I was particularly struck by the beginning of the Games themselves in this movie. There is no grander to it. When the alarm goes off, it's violent, it's brutal, and we're right there in the mix. How did you approach bringing that sequence to life?

We're going back to more of the rudimentary base, where there aren't sophisticated elevators popping the tributes up into the arena. They're marched out at gunpoint. Some people dragged out. We've got the rubble everywhere. It's dirty, it's dusty, it's still relatively basic, and it's really hand to hand. We used really wide lenses and got in there and did fairly long takes. That's Dave Thompson, who I've been working with since I Am Legend. He did all the other Hunger Games with me. He's awesome. It's pretty immersive and pretty great in IMAX too, I will say.

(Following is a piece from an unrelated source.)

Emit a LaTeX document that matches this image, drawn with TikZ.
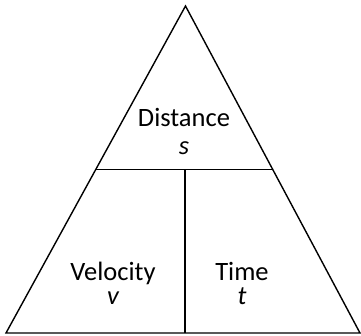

The other thing that really struck me when we started shooting it was, the other Games — especially Catching Fire — when you're in the arenas, there's hovercraft that pluck the bodies out or they get hidden in trees and bushes. But here, when people fall, they're out in the open. You really feel the body count and you really feel the individuality of the characters, because they're still wearing the clothes they left their hometown in, as opposed to getting put in uniforms. There was just a grittier, more grounded, violent sensibility to all of it that we were trying to embrace for emotional impact.

You seem to have figured out the right balance to conveying the brutality of these movies — these are children dying, after all — but not so much so that it's impossible to watch. How did you find that point?

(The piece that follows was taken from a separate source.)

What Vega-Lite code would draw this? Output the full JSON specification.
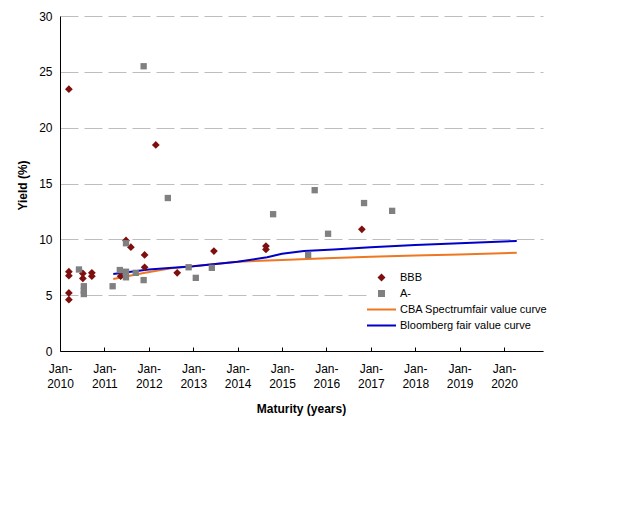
{
  "$schema": "https://vega.github.io/schema/vega-lite/v6.json",
  "description": "Yield vs maturity, BBB and A- bonds with fair value curves",
  "width": 483,
  "height": 335,
  "autosize": "none",
  "padding": {"left": 60, "top": 16, "right": 97, "bottom": 161},
  "background": "white",
  "config": {
    "view": {"stroke": null},
    "font": "Liberation Sans",
    "axis": {
      "labelFont": "Liberation Sans",
      "titleFont": "Liberation Sans",
      "labelColor": "#000000",
      "titleColor": "#000000",
      "domainColor": "#000000",
      "tickColor": "#000000",
      "labelFontSize": 12,
      "titleFontSize": 12,
      "titleFontWeight": "bold"
    }
  },
  "data": {
    "values": [
      {"series": "BBB", "date": "2010-03-15", "yield": 23.45},
      {"series": "BBB", "date": "2010-03-15", "yield": 7.1},
      {"series": "BBB", "date": "2010-03-15", "yield": 6.75},
      {"series": "BBB", "date": "2010-03-15", "yield": 5.2},
      {"series": "BBB", "date": "2010-03-15", "yield": 4.6},
      {"series": "BBB", "date": "2010-07-08", "yield": 6.95},
      {"series": "BBB", "date": "2010-07-08", "yield": 6.5},
      {"series": "BBB", "date": "2010-09-20", "yield": 7.0},
      {"series": "BBB", "date": "2010-09-20", "yield": 6.7},
      {"series": "BBB", "date": "2011-05-15", "yield": 6.7},
      {"series": "BBB", "date": "2011-06-28", "yield": 9.9},
      {"series": "BBB", "date": "2011-08-07", "yield": 9.3},
      {"series": "BBB", "date": "2011-11-28", "yield": 8.6},
      {"series": "BBB", "date": "2011-11-28", "yield": 7.5},
      {"series": "BBB", "date": "2012-02-28", "yield": 18.45},
      {"series": "BBB", "date": "2012-08-22", "yield": 7.0},
      {"series": "BBB", "date": "2013-06-20", "yield": 8.95},
      {"series": "BBB", "date": "2014-08-22", "yield": 9.4},
      {"series": "BBB", "date": "2014-08-22", "yield": 9.1},
      {"series": "BBB", "date": "2016-10-19", "yield": 10.9},
      {"series": "A-", "date": "2010-06-06", "yield": 7.3},
      {"series": "A-", "date": "2010-07-16", "yield": 5.8},
      {"series": "A-", "date": "2010-07-16", "yield": 5.4},
      {"series": "A-", "date": "2010-07-16", "yield": 5.1},
      {"series": "A-", "date": "2011-03-10", "yield": 5.8},
      {"series": "A-", "date": "2011-05-08", "yield": 7.25},
      {"series": "A-", "date": "2011-06-28", "yield": 9.65},
      {"series": "A-", "date": "2011-06-28", "yield": 7.1},
      {"series": "A-", "date": "2011-06-28", "yield": 6.6},
      {"series": "A-", "date": "2011-09-16", "yield": 7.0},
      {"series": "A-", "date": "2011-11-20", "yield": 6.35},
      {"series": "A-", "date": "2011-11-20", "yield": 25.5},
      {"series": "A-", "date": "2012-06-06", "yield": 13.7},
      {"series": "A-", "date": "2012-11-24", "yield": 7.5},
      {"series": "A-", "date": "2013-01-22", "yield": 6.55},
      {"series": "A-", "date": "2013-06-03", "yield": 7.45},
      {"series": "A-", "date": "2014-10-20", "yield": 12.25},
      {"series": "A-", "date": "2015-08-04", "yield": 8.6},
      {"series": "A-", "date": "2015-09-27", "yield": 14.4},
      {"series": "A-", "date": "2016-01-15", "yield": 10.5},
      {"series": "A-", "date": "2016-11-06", "yield": 13.25},
      {"series": "A-", "date": "2017-06-25", "yield": 12.55},
      {"series": "CBA Spectrumfair value curve", "date": "2011-03-15", "yield": 6.45},
      {"series": "CBA Spectrumfair value curve", "date": "2011-12-01", "yield": 7.0},
      {"series": "CBA Spectrumfair value curve", "date": "2012-07-01", "yield": 7.4},
      {"series": "CBA Spectrumfair value curve", "date": "2013-01-01", "yield": 7.6},
      {"series": "CBA Spectrumfair value curve", "date": "2014-01-01", "yield": 8.0},
      {"series": "CBA Spectrumfair value curve", "date": "2015-01-01", "yield": 8.15},
      {"series": "CBA Spectrumfair value curve", "date": "2016-01-01", "yield": 8.3},
      {"series": "CBA Spectrumfair value curve", "date": "2017-01-01", "yield": 8.45},
      {"series": "CBA Spectrumfair value curve", "date": "2018-01-01", "yield": 8.55},
      {"series": "CBA Spectrumfair value curve", "date": "2019-01-01", "yield": 8.65},
      {"series": "CBA Spectrumfair value curve", "date": "2020-04-15", "yield": 8.8},
      {"series": "Bloomberg fair value curve", "date": "2011-03-15", "yield": 6.9},
      {"series": "Bloomberg fair value curve", "date": "2012-01-01", "yield": 7.3},
      {"series": "Bloomberg fair value curve", "date": "2013-01-01", "yield": 7.6},
      {"series": "Bloomberg fair value curve", "date": "2014-01-01", "yield": 8.0},
      {"series": "Bloomberg fair value curve", "date": "2014-09-01", "yield": 8.4},
      {"series": "Bloomberg fair value curve", "date": "2015-01-01", "yield": 8.7},
      {"series": "Bloomberg fair value curve", "date": "2015-07-01", "yield": 8.95},
      {"series": "Bloomberg fair value curve", "date": "2016-03-01", "yield": 9.1},
      {"series": "Bloomberg fair value curve", "date": "2017-01-01", "yield": 9.3},
      {"series": "Bloomberg fair value curve", "date": "2018-01-01", "yield": 9.5},
      {"series": "Bloomberg fair value curve", "date": "2019-01-01", "yield": 9.65},
      {"series": "Bloomberg fair value curve", "date": "2020-04-15", "yield": 9.85}
    ]
  },
  "encoding": {
    "x": {
      "field": "date",
      "type": "temporal",
      "scale": {
        "type": "utc",
        "domain": [
          {"year": 2010, "month": 1, "date": 1, "utc": true},
          {"year": 2020, "month": 11, "date": 17, "utc": true}
        ]
      },
      "axis": {
        "title": "Maturity (years)",
        "values": [
          {"year": 2010, "month": 1, "date": 1, "utc": true},
          {"year": 2011, "month": 1, "date": 1, "utc": true},
          {"year": 2012, "month": 1, "date": 1, "utc": true},
          {"year": 2013, "month": 1, "date": 1, "utc": true},
          {"year": 2014, "month": 1, "date": 1, "utc": true},
          {"year": 2015, "month": 1, "date": 1, "utc": true},
          {"year": 2016, "month": 1, "date": 1, "utc": true},
          {"year": 2017, "month": 1, "date": 1, "utc": true},
          {"year": 2018, "month": 1, "date": 1, "utc": true},
          {"year": 2019, "month": 1, "date": 1, "utc": true},
          {"year": 2020, "month": 1, "date": 1, "utc": true}
        ],
        "labelExpr": "['Jan-', utcFormat(datum.value, '%Y')]",
        "grid": false,
        "tickSize": -4,
        "labelPadding": 16,
        "labelLineHeight": 15,
        "labelBaseline": "top",
        "labelAngle": 0,
        "labelFlush": false,
        "labelOverlap": false,
        "titleX": 241,
        "titleY": 57,
        "titleBaseline": "middle"
      }
    },
    "y": {
      "field": "yield",
      "type": "quantitative",
      "scale": {"domain": [0, 30], "nice": false},
      "axis": {
        "title": "Yield (%)",
        "values": [0, 5, 10, 15, 20, 25, 30],
        "grid": true,
        "gridColor": "#BDBDBD",
        "gridDash": [18, 6],
        "ticks": false,
        "labelPadding": 8,
        "titleX": -38,
        "titleY": 169,
        "titleBaseline": "middle"
      }
    },
    "color": {
      "field": "series",
      "type": "nominal",
      "scale": {
        "domain": ["BBB", "A-", "CBA Spectrumfair value curve", "Bloomberg fair value curve"],
        "range": ["#7F0F0F", "#808080", "#EE7722", "#0000C8"]
      },
      "legend": {
        "title": null,
        "orient": "none",
        "legendX": 310,
        "legendY": 250,
        "fillColor": "white",
        "padding": 6,
        "symbolSize": 64,
        "labelOffset": 13,
        "rowPadding": 4,
        "labelFont": "Liberation Sans",
        "labelFontSize": 11,
        "labelColor": "#000000",
        "encode": {
          "symbols": {
            "update": {
              "shape": {"signal": "datum.value === 'BBB' ? 'diamond' : datum.value === 'A-' ? 'square' : 'stroke'"},
              "size": {"signal": "datum.value === 'BBB' ? 64 : datum.value === 'A-' ? 49 : 841"},
              "fill": {"scale": "color", "field": "value"},
              "stroke": {"scale": "color", "field": "value"},
              "strokeWidth": {"signal": "datum.value === 'BBB' || datum.value === 'A-' ? 0 : 2"},
              "opacity": {"value": 1},
              "fillOpacity": {"value": 1},
              "strokeOpacity": {"value": 1}
            }
          }
        }
      }
    }
  },
  "layer": [
    {
      "transform": [{"filter": "datum.series === 'CBA Spectrumfair value curve'"}],
      "mark": {"type": "line", "strokeWidth": 2}
    },
    {
      "transform": [{"filter": "datum.series === 'Bloomberg fair value curve'"}],
      "mark": {"type": "line", "strokeWidth": 2}
    },
    {
      "transform": [{"filter": "datum.series === 'BBB'"}],
      "mark": {"type": "point", "shape": "diamond", "filled": true, "size": 60, "opacity": 1}
    },
    {
      "transform": [{"filter": "datum.series === 'A-'"}],
      "mark": {"type": "point", "shape": "square", "filled": true, "size": 40, "opacity": 1}
    }
  ]
}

I've always been going for emotional impact, versus the gore, or grotesqueness, or the utter violence itself. That's always been the goal. And part of that is just because I think that's more interesting in storytelling, and part of it is also we can't alienate an audience and get so violent that we get the R rating in the United States and alienate the 13, 14, 15, 16 year olds that all want to see the movie.

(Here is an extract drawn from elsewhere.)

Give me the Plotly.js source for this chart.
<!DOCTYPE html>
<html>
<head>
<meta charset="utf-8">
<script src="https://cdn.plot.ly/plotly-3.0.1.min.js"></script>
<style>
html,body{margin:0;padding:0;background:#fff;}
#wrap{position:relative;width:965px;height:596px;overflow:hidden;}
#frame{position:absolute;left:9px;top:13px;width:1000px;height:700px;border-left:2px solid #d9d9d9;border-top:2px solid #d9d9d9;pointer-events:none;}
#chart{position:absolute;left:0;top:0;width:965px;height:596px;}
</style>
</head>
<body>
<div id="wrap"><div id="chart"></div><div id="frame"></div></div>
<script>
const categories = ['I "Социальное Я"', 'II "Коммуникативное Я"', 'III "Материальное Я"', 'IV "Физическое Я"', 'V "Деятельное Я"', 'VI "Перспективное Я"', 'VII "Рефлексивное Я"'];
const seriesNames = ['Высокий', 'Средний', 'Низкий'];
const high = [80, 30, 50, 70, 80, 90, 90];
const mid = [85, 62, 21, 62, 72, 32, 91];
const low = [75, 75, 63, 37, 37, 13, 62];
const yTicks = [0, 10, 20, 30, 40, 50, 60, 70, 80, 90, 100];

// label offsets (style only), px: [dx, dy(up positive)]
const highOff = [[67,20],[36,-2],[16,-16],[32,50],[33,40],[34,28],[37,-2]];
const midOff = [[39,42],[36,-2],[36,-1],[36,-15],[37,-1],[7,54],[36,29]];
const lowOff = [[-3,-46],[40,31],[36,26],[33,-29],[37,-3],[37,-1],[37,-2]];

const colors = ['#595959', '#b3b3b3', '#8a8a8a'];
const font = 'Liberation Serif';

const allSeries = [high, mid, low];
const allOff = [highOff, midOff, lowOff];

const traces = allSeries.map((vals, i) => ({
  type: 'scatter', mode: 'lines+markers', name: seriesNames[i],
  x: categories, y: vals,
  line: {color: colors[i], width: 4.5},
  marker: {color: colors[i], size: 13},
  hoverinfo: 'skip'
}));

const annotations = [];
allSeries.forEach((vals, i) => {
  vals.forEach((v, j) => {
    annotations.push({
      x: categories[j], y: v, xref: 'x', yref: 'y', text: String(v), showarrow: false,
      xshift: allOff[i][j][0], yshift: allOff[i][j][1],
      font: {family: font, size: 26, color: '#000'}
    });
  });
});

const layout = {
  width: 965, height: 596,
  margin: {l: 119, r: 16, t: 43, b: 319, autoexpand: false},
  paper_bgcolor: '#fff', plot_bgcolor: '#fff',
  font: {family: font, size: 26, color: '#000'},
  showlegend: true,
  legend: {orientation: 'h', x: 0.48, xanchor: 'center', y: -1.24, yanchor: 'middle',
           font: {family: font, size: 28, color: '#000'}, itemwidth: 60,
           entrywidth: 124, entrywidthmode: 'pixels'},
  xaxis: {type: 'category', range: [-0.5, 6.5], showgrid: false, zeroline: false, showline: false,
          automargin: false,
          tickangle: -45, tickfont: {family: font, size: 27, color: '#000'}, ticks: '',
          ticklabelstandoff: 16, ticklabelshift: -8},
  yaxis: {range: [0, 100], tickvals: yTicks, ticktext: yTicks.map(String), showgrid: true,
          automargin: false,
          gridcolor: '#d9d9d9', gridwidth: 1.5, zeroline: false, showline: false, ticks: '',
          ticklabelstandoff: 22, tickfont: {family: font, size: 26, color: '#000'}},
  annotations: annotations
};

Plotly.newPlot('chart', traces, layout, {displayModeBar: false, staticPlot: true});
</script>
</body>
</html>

Off that, Jason Schwartzman's darkly comedic moments are very effective at balancing the death and despair. Was that something that was on the page, or that you found on set and in the edit?

That was a process. Very little of it was on the page. When Jason was cast, I got on a Zoom with him and said, 'Hey, listen, I think your character is very underwritten, and what I would love to do, if you're game, is I'd love to involve you and develop more stuff.' If you look at the first scene at the zoo, he's interviewing them — that was in the script — but I said, 'We have much more of an opportunity here for Lucky's introduction. What does he say to the camera as the tributes are rolling out, and how does he introduce himself, and what are we revealing about his character, and what's the levity that we can find in it, and what's the outro to the scene, and can we tweak the way he talks in interviews these characters?'

He was down for it, which was great. So, he came out early, and he was hanging around set a lot, even on days he wasn't working. He was working with the writer, and working with me, and really coming up with a lot of the facets of the character. He did a ton of research and probably ended up with 50 pages of ideas that we would shoot most of, and then we whittled it down in the edit for the moments that now exist in the movie.

Is there more Panem in your future, whether it be more of Snow's story or another story set in this universe? Do you have a sense of, 'I'm not quite done yet'?

I would totally do another one, but it's all up to Suzanne. It's the same as after the Mockingjays. I said, 'I would come back 100 percent if asked.' But it's got to come from the mind of Suzanne, because she truly is the author of these things. But also, she writes from theme and writes from a real idea, and I think that's what gives these stories their substance and their relevance.